7. Смертный час
Смерть — великое и страшное таинство. И самое таинственное и ужасное в этом таинстве — это самый момент разлучения души с телом, — то, что совершается во внутреннем состоянии умирающего человека, или переход, перерождение человека из жизни телесной в жизнь чисто духовную, из временной — в вечную.
«Вот, наступает последний час человека в этом мире. Болезнь, приблизившая его к смерти, уже прекратилась; она подорвала основы телесного организма и сделала его уже неспособным к дальнейшей деятельности в настоящем его виде, и тело уже не служит духу. Тогда жизнь души начинает отторгаться от частей и органов тела, к которым была прирождена и в которых доселе действовала. Судорожные движения и необычайные сотрясения всего организма показывают, как трудно, как жестоко это отрешение души от тела; и чем крепче организм, чем сильнее была привязанность духа к телу, тем сильнее эти сотрясения, потому что тем более силы нужно духу, чтобы оторваться от тела. Как страшно это зрелище! Но всмотритесь ближе: вы увидите, что тут не одни физические страдания. Трепещет душа, чувствуя свое невольное, быстрое приближение к вечности; в трепете она силится как будто остановиться на этом страшном пути; она порывается как бы уклониться от тех ужасов, какие ее ожидают, или овладеть собою и этими самыми ужасами, чтобы спокойнее и смелее пройти. Но эти порывы, подавляемые более и более приближающеюся смертию, производят только те невыразимые возбуждение и раздражение всех сил и чувств души, которые кладут еще более страшную печать на лицо и на все состояние умирающего. Да, в час смерти овладеть собою и самим путем смертным и всеми его ужасами — какая это неизобразимая задача! И я не думаю, чтобы та отчаянная храбрость, которая, немного думая о жизни и смерти, а еще менее — о вечности, смело несется навстречу смерти, как, например, в битве со врагом или в самоубийстве, верно решала эту задачу. Эта храбрость слепа и потому так отважна только до момента самой смерти; а в момент смерти душа прозревает, — и скажи мне ты, смелая душа, будешь ли ты так же смела перед тем, что тогда увидишь?

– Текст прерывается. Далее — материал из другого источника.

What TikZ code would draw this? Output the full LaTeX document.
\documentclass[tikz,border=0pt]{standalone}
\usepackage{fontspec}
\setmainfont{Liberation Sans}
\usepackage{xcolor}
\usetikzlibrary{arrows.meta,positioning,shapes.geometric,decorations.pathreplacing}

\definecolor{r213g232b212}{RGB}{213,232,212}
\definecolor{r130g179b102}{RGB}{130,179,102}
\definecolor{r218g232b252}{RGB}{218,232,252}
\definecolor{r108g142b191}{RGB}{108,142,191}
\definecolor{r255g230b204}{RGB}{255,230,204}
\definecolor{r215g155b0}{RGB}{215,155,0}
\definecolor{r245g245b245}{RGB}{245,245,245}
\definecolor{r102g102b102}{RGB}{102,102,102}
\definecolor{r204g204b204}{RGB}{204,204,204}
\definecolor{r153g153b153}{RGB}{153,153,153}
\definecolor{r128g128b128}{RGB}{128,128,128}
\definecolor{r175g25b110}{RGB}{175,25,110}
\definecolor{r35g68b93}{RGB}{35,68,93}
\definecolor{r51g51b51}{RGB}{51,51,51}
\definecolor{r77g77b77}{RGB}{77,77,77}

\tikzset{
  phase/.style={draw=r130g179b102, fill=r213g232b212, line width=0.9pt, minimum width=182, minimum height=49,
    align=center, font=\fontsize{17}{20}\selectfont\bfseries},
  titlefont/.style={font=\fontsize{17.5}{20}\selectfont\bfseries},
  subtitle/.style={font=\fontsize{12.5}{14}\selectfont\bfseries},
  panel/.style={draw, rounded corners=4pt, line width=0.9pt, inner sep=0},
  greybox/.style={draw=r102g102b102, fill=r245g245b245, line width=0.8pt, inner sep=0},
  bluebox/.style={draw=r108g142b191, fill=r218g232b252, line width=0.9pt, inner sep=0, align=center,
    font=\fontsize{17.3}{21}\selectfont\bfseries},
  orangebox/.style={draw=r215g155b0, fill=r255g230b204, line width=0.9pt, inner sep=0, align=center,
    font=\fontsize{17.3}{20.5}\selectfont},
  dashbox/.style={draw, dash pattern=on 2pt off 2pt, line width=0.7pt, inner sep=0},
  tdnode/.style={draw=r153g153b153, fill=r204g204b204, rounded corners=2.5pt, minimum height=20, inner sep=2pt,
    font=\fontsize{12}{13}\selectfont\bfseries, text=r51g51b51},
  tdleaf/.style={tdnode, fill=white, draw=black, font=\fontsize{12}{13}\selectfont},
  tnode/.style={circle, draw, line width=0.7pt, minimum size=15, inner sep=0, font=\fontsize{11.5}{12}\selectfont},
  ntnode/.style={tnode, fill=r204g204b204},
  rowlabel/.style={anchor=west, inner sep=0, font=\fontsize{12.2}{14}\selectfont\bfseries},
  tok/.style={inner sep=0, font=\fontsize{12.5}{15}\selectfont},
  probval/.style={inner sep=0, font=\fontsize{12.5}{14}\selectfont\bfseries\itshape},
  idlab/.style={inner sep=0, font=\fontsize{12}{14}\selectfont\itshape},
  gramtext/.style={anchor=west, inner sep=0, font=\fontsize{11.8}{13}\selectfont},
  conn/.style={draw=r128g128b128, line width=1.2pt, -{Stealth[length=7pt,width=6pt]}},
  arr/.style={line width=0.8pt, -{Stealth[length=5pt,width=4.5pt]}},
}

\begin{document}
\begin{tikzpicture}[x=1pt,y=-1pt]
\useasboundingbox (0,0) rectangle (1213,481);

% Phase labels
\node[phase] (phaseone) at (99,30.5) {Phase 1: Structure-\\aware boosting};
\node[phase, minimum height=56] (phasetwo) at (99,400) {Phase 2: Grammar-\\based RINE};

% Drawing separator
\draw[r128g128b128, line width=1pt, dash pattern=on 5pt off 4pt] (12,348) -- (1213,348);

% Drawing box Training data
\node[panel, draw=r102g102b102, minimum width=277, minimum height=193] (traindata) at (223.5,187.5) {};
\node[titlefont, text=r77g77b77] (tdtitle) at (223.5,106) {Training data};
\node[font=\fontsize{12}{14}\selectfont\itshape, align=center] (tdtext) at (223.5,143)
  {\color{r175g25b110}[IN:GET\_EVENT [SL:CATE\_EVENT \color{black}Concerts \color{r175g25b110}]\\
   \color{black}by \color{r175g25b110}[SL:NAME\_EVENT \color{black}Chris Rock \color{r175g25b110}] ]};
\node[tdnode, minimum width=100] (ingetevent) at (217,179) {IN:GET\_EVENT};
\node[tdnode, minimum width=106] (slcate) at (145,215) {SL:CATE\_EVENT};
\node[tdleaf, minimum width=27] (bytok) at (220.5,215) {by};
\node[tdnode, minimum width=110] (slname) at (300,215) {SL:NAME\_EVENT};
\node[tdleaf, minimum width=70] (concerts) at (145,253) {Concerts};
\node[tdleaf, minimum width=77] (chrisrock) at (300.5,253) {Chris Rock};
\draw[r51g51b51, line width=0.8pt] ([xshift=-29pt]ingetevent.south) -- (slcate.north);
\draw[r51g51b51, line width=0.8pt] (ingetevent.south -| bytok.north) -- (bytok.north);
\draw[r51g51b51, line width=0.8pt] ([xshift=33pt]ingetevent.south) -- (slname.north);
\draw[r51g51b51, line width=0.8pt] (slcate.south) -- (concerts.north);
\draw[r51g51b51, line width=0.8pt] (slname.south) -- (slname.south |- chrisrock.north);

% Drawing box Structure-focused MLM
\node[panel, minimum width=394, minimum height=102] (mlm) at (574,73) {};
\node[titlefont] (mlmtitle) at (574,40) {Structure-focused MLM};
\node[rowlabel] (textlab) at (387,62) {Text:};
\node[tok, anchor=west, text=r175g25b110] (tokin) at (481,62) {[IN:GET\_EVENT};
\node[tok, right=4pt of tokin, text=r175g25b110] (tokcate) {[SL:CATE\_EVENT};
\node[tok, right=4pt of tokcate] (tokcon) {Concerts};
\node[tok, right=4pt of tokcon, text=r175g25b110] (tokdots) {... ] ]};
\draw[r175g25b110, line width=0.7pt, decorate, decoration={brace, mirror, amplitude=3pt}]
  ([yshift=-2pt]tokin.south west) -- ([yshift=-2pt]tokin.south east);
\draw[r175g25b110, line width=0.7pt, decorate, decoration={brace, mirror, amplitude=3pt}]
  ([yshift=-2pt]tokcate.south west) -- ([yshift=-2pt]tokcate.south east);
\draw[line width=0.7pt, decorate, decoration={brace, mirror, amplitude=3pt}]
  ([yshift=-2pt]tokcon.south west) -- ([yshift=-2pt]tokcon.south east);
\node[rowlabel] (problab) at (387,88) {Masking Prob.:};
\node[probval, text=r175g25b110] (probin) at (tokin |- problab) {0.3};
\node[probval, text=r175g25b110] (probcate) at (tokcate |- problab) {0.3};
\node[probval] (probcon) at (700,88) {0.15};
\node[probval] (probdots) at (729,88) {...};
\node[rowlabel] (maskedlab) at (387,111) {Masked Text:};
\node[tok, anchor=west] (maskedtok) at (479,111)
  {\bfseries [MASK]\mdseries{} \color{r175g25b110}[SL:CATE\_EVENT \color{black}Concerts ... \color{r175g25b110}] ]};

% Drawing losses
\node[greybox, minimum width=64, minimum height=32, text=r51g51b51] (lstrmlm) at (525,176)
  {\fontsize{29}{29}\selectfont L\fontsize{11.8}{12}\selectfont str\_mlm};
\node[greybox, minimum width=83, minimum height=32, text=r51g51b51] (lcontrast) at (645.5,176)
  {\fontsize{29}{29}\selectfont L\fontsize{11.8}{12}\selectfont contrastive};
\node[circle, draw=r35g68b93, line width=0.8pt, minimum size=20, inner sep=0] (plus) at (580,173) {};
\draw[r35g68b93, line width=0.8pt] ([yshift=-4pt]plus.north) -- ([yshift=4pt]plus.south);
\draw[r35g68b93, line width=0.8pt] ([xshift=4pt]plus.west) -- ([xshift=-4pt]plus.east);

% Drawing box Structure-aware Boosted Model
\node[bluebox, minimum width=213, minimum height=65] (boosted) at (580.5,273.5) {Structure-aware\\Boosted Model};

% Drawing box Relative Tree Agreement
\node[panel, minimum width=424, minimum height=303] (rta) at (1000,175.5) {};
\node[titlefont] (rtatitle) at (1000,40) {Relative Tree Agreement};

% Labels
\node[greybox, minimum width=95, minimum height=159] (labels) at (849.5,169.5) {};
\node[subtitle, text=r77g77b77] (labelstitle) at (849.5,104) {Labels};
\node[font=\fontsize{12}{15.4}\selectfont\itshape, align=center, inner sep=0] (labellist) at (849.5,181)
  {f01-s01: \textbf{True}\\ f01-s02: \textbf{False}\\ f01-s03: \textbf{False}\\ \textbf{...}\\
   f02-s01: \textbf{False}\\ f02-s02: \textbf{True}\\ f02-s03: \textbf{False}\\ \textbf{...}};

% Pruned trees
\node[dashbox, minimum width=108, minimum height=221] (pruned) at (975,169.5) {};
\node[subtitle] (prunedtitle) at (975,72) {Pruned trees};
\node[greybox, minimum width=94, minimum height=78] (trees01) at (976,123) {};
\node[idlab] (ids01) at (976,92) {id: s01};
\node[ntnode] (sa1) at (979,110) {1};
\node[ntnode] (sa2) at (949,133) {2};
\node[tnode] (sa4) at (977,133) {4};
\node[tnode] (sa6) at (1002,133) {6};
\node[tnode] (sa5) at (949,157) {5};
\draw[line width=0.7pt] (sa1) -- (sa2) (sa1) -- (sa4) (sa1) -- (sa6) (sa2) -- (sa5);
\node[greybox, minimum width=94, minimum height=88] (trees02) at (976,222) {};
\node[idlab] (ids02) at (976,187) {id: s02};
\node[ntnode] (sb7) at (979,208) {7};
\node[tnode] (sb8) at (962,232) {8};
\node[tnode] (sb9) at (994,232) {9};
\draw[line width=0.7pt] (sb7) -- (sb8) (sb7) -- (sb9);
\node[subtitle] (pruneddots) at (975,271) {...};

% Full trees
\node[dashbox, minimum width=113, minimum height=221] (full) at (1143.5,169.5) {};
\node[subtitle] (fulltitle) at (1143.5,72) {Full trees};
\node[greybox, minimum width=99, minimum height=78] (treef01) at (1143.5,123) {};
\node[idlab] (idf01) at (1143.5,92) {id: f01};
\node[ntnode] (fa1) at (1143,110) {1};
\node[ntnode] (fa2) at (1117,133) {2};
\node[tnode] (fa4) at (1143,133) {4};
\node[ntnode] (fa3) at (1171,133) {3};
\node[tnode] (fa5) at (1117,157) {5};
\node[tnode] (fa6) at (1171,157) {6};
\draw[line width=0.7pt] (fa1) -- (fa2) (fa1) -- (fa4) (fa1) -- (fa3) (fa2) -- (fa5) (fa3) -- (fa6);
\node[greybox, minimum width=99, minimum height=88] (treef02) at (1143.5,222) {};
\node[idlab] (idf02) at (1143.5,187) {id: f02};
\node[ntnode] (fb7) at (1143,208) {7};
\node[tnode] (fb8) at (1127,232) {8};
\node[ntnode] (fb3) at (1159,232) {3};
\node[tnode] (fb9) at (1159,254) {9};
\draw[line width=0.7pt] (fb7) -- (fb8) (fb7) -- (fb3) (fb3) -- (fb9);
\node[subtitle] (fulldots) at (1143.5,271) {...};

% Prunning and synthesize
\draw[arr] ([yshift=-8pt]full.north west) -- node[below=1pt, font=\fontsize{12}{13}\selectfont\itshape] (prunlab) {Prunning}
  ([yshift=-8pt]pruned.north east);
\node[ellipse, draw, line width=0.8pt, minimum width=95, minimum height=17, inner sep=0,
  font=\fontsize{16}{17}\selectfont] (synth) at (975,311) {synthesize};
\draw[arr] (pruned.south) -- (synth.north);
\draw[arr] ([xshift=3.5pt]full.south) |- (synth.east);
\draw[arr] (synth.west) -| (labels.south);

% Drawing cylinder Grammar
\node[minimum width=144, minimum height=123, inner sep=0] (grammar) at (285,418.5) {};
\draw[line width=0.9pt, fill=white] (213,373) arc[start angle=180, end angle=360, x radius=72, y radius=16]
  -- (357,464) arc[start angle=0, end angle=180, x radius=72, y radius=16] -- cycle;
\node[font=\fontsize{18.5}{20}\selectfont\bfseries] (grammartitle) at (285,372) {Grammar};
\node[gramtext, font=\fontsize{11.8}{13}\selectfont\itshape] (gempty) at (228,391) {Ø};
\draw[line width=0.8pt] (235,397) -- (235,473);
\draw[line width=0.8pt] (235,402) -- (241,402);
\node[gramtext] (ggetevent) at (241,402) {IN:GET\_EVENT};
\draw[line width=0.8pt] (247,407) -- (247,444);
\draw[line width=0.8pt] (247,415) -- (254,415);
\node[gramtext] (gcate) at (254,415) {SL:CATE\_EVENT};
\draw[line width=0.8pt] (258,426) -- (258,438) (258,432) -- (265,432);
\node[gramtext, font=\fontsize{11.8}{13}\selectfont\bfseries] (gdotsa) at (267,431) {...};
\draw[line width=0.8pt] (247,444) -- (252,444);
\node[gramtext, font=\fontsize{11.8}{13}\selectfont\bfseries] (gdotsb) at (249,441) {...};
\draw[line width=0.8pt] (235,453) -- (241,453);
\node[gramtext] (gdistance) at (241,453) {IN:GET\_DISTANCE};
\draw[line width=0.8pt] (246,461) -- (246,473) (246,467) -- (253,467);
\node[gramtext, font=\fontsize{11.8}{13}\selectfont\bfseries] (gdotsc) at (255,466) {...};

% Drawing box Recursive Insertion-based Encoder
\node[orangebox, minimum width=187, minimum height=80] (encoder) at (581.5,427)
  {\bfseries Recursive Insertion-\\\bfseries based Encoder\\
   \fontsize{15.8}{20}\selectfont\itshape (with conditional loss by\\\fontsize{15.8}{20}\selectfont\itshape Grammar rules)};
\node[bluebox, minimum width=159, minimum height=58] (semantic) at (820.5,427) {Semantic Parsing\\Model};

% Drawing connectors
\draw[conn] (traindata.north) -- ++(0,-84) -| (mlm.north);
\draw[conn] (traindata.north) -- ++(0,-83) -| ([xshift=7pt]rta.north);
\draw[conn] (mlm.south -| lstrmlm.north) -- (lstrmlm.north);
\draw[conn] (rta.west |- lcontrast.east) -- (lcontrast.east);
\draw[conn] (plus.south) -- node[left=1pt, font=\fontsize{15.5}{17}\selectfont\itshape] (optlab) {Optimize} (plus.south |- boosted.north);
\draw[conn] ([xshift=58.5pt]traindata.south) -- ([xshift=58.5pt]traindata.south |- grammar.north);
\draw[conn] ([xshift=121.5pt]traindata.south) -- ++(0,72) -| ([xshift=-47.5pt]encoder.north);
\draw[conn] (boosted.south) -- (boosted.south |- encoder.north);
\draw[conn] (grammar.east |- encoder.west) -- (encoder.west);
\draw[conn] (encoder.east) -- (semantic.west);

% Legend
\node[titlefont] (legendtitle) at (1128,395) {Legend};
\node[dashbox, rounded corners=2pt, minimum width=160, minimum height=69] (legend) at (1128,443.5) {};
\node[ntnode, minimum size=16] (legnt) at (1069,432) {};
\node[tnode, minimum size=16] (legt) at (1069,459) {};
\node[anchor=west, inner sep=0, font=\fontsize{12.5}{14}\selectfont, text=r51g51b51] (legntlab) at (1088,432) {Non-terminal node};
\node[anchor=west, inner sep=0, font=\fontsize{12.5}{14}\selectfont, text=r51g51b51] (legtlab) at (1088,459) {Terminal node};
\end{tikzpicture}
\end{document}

В то время как в низких степенях и силах душевной жизни, в тех, которыми душа непосредственно привязана к телу, происходит эта ужасная предсмертная борьба, — во внутреннейшей жизни духа, в высшей сфере его духовного бытия совершается другое. Там слабее узы тела; поэтому дух человека скорее и легче отрешается от условий временной жизни, и тогда как внизу его долго еще длится борьба, он у себя вверху сам собою освобождается, и еще прежде решительной смерти тела он уже витает как будто вне тела. Так случается, что в час кончины, еще не совершившейся, человек, или правильнее сказать — дух его, в земном образе, является в отдалении от тела близким по сердцу людям. Но человеку начинает уже открываться и вечность; он уже подходит к рубежу ее. Он еще видит, хотя тускло и нераздельно, земные предметы; еще слышит, хотя и неразборчиво, здешние звуки; еще ощущает в себе, хотя и смешанно, земные чувства: но уже сказывается ему и другая жизнь. Он замечает предметы и явления, невидимые для других, слышит необыкновенные звуки, прозревает то, что нам не может быть известно естественным порядком.
Еще несколько минут — и человек переступает в вечность. Как вдруг изменяется форма его бытия: дух его видит самого себя, свое собственное существо, как не видел его в теле; он видит предметы самые отдаленные уже не телесными глазами, а непосредственным разумом, и то, что прежде он мог постигать только разумом, теперь он видит как бы глазами; он говорит нечленораздельными звуками слова, а мысль, и то, что прежде он мог представить себе только в мыслях, теперь уже выражает как бы словом; не руками осязает предметы, а ощущениями и чувствами; и предметы самые тонкие и прежде для него неуловимые и неосязаемые — он теперь обнимает в ощущениях, как бы в руках; движется не ногами, а одною силою воли; и то, к чему прежде он мог приближаться с великим трудом, медленно, через большие пространства места и времени, — теперь он настигает мгновенно: никакие вещественные препятствия его уже не задерживают. Теперь и прошедшее ему видно, как настоящее, и будущее не так сокрыто, как прежде; и нет уже для него разделения времени и места: нет ни часов, ни дней, ни годов, ни веков, нет расстояний ни малых, ни больших, все сливается в один момент — вечность, вечность, никогда не оканчивающуюся и всегда только еще начинающуюся; все соединяется в одну точку зрения, и эта точка зрения не подлежит никаким измерениям.